Please print exactly the lines below, from the start of the material up to and including the line with "(hub) at (331,440.5)", but none of the pictures.

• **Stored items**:
-- Begin --

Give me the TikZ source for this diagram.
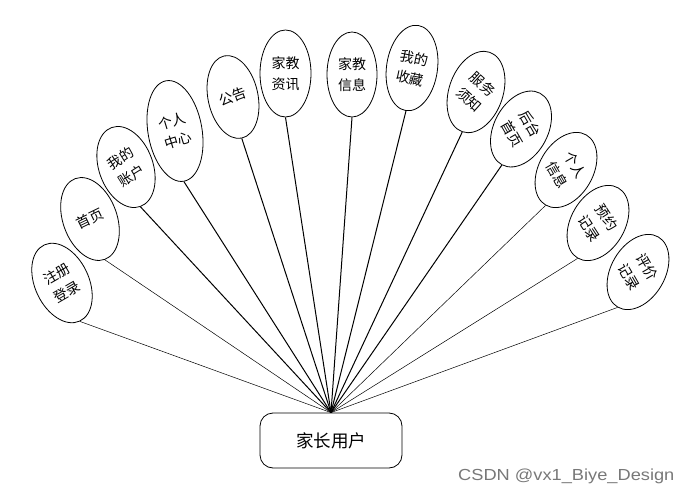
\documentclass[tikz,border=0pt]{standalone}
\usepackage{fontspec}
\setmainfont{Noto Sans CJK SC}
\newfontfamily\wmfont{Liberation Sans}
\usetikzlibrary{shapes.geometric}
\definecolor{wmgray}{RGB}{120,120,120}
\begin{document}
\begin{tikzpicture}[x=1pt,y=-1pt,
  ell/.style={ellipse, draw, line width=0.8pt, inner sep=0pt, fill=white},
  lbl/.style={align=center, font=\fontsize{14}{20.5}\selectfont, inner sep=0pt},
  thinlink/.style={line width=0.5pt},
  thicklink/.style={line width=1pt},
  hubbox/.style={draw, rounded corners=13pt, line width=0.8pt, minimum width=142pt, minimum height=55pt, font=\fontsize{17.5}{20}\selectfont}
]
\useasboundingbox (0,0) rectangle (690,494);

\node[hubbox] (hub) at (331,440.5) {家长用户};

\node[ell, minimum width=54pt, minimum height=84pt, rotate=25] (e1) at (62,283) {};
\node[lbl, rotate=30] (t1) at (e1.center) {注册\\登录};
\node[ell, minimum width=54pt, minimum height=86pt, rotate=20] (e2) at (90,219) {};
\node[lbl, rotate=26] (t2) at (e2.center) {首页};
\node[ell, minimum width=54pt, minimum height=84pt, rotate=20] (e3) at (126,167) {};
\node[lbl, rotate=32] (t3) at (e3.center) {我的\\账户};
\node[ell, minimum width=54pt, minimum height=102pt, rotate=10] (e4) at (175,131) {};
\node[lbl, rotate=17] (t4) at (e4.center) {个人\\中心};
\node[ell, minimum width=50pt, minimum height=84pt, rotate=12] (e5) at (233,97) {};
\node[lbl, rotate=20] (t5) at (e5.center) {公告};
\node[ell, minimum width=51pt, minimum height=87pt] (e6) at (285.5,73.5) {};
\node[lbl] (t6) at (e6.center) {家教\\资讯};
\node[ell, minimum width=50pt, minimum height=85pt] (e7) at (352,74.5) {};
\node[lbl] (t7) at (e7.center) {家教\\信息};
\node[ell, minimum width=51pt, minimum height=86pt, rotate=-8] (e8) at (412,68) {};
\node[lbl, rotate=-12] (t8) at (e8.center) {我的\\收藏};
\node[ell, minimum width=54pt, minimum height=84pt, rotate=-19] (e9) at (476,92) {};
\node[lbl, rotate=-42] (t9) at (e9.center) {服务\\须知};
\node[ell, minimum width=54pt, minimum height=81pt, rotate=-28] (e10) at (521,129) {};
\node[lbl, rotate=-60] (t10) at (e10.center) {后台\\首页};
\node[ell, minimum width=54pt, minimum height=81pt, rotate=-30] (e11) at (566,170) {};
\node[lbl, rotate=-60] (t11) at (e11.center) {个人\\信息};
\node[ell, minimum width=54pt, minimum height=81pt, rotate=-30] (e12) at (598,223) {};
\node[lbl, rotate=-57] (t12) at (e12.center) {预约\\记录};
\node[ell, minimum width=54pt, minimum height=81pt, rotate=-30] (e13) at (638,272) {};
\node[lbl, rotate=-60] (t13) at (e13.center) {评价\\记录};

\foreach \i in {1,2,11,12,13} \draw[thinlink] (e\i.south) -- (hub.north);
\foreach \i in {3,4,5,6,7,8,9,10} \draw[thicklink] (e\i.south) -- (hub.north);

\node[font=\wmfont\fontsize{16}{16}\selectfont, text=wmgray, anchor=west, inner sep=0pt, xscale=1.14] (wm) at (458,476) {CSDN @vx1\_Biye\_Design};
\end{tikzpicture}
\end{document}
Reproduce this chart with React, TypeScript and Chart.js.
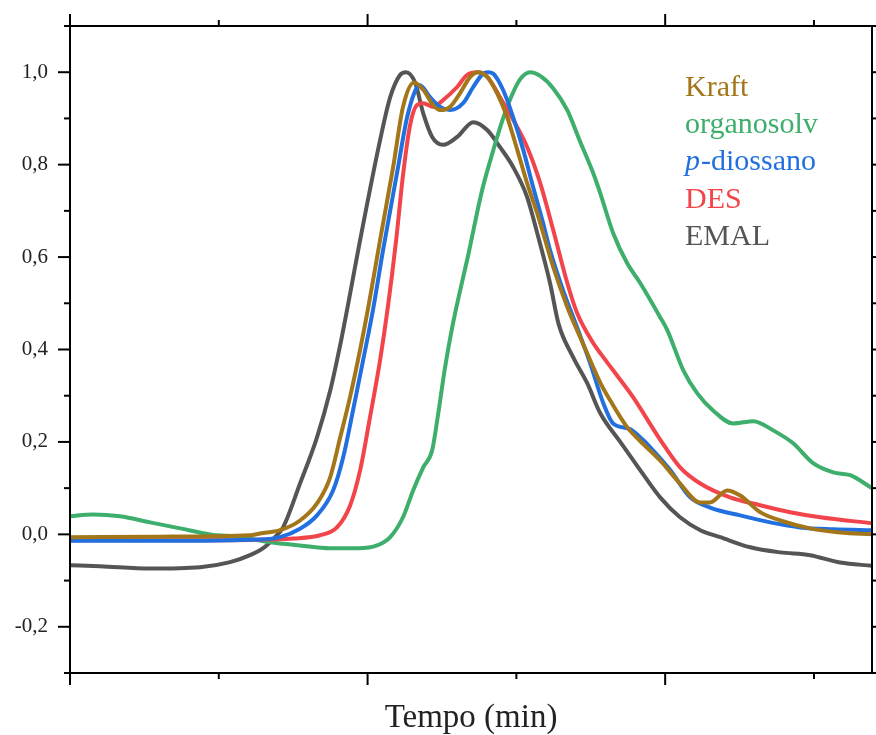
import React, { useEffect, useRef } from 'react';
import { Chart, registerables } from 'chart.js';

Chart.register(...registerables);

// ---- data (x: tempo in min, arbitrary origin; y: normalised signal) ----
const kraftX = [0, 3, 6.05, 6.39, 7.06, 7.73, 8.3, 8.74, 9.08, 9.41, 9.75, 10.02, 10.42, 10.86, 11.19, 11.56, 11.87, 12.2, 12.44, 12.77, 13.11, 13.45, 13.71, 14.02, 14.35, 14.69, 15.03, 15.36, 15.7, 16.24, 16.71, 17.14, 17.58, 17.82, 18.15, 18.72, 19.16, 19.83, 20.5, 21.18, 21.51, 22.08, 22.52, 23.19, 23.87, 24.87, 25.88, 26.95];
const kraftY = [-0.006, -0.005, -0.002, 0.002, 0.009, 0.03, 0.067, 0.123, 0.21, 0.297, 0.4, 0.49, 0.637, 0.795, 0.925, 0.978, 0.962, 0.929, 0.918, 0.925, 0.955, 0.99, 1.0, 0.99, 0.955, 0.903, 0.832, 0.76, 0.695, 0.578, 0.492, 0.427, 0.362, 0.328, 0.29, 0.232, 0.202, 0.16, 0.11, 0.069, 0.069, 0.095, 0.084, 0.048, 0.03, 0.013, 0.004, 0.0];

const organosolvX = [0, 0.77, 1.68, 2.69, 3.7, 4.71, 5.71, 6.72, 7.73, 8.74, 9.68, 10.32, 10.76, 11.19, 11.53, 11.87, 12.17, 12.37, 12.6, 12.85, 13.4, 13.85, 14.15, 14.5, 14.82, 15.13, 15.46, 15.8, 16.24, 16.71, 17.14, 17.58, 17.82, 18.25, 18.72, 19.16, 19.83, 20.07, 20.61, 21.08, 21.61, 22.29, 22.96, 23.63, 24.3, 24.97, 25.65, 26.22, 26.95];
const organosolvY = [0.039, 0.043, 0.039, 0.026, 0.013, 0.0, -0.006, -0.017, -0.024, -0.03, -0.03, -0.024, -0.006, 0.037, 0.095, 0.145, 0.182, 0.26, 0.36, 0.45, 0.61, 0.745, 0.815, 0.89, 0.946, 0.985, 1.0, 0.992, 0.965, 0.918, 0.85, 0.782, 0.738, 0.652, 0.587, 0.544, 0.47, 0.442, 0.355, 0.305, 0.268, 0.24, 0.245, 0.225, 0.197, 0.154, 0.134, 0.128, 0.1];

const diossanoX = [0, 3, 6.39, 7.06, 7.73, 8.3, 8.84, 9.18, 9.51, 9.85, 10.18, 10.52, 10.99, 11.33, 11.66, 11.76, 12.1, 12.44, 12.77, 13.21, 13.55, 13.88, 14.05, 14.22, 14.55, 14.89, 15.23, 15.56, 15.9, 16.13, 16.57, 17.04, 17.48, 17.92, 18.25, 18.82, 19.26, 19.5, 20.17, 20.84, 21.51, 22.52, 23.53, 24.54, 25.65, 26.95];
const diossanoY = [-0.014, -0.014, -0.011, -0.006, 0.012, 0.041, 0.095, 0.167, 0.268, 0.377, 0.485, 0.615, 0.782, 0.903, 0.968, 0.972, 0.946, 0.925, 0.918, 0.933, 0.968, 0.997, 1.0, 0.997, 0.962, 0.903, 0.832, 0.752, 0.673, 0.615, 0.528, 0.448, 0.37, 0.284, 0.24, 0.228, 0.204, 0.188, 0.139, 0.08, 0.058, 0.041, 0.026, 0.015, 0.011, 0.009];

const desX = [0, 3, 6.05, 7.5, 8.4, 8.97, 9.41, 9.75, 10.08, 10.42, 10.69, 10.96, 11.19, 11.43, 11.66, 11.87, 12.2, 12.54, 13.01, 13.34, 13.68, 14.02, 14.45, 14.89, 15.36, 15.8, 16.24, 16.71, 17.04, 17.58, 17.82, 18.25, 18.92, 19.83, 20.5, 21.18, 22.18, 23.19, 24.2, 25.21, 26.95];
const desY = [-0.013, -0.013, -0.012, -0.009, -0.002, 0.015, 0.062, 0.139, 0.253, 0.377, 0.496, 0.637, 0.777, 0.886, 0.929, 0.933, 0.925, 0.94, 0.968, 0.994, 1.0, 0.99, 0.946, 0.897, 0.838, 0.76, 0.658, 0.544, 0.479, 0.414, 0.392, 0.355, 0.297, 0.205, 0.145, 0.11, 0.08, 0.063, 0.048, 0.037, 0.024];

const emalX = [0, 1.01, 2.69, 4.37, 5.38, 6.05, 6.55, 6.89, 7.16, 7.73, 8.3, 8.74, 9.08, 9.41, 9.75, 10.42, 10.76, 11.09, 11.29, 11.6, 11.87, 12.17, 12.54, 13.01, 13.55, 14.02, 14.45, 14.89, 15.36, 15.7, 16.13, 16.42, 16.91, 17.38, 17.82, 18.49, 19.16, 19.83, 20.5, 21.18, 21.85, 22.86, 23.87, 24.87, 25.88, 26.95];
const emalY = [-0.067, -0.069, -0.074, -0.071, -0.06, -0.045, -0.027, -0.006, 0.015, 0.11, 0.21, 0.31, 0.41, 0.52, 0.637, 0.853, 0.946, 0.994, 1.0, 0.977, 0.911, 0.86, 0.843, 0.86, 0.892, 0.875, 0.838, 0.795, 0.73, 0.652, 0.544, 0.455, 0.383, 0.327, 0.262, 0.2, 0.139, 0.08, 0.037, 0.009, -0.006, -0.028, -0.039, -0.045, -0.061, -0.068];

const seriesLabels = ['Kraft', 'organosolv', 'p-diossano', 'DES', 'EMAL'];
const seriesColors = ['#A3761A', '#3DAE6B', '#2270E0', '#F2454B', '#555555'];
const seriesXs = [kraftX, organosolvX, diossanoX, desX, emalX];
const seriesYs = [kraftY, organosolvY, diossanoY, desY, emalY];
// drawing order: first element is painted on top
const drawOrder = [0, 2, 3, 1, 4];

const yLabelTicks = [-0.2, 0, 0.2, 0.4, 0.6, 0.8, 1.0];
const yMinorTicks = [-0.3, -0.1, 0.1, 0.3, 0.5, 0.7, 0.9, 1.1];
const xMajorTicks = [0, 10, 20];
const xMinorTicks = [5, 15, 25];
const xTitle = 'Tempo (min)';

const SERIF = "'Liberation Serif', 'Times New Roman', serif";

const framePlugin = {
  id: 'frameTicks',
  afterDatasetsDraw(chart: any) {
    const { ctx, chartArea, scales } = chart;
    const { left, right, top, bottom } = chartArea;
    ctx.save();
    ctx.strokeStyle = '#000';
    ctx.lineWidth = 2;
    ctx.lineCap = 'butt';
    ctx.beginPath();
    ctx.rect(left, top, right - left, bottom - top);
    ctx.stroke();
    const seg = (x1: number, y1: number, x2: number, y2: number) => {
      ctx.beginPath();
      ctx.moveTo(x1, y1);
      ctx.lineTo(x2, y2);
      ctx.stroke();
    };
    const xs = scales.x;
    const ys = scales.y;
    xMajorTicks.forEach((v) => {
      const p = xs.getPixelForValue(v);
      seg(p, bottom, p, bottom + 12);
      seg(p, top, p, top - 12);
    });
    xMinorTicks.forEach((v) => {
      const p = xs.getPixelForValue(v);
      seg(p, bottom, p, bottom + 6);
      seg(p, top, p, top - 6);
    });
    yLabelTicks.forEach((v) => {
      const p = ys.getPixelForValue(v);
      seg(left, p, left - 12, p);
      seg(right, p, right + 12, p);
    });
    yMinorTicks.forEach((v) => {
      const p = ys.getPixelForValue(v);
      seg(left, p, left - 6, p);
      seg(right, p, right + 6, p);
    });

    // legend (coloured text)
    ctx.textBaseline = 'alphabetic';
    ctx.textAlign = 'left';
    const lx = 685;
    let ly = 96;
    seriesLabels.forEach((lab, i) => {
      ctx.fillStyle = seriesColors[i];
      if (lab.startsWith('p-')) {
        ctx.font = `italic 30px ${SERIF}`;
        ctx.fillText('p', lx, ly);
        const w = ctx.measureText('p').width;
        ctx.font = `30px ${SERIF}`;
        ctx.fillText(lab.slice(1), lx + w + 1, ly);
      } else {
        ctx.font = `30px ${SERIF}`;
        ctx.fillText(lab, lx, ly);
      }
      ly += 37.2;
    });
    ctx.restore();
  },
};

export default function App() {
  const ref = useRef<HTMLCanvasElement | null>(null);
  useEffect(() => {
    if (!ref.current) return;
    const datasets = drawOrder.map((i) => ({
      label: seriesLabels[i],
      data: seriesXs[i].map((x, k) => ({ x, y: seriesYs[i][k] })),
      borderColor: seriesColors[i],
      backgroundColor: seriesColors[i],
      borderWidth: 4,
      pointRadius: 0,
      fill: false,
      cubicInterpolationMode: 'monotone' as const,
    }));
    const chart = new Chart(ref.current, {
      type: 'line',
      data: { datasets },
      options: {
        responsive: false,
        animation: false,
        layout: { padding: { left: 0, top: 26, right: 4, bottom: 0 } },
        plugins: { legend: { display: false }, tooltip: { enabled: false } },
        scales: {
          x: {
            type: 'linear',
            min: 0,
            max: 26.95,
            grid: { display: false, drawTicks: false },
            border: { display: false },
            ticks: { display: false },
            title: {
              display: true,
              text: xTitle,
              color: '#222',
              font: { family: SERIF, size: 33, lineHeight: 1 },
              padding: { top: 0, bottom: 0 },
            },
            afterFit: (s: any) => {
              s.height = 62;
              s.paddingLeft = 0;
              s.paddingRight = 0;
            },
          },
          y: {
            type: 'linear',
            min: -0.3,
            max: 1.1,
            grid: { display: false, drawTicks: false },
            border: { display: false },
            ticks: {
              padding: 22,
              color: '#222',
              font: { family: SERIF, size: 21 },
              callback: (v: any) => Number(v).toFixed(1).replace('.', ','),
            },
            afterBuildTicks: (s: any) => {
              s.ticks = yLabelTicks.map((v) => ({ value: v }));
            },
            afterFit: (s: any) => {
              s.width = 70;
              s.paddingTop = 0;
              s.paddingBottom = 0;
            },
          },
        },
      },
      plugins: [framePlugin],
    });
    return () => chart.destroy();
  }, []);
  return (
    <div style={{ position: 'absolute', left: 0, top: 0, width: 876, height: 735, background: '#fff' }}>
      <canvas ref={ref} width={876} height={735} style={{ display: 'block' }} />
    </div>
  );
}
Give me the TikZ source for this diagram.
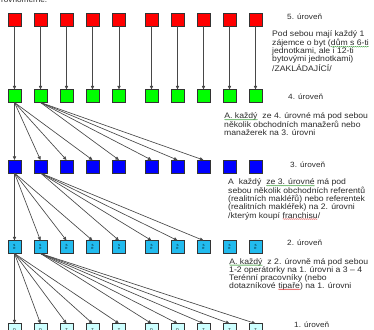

-- End --

• **Finished task**:
Give me the TikZ source for this diagram.
\documentclass[tikz,border=0pt]{standalone}
\usepackage{fontspec}
\setmainfont{Noto Sans CJK SC}
\newfontfamily\wmfont{Liberation Sans}
\usetikzlibrary{shapes.geometric}
\definecolor{wmgray}{RGB}{120,120,120}
\begin{document}
\begin{tikzpicture}[x=1pt,y=-1pt,
  ell/.style={ellipse, draw, line width=0.8pt, inner sep=0pt, fill=white},
  lbl/.style={align=center, font=\fontsize{14}{20.5}\selectfont, inner sep=0pt},
  thinlink/.style={line width=0.5pt},
  thicklink/.style={line width=1pt},
  hubbox/.style={draw, rounded corners=13pt, line width=0.8pt, minimum width=142pt, minimum height=55pt, font=\fontsize{17.5}{20}\selectfont}
]
\useasboundingbox (0,0) rectangle (690,494);

\node[hubbox] (hub) at (331,440.5) {家长用户};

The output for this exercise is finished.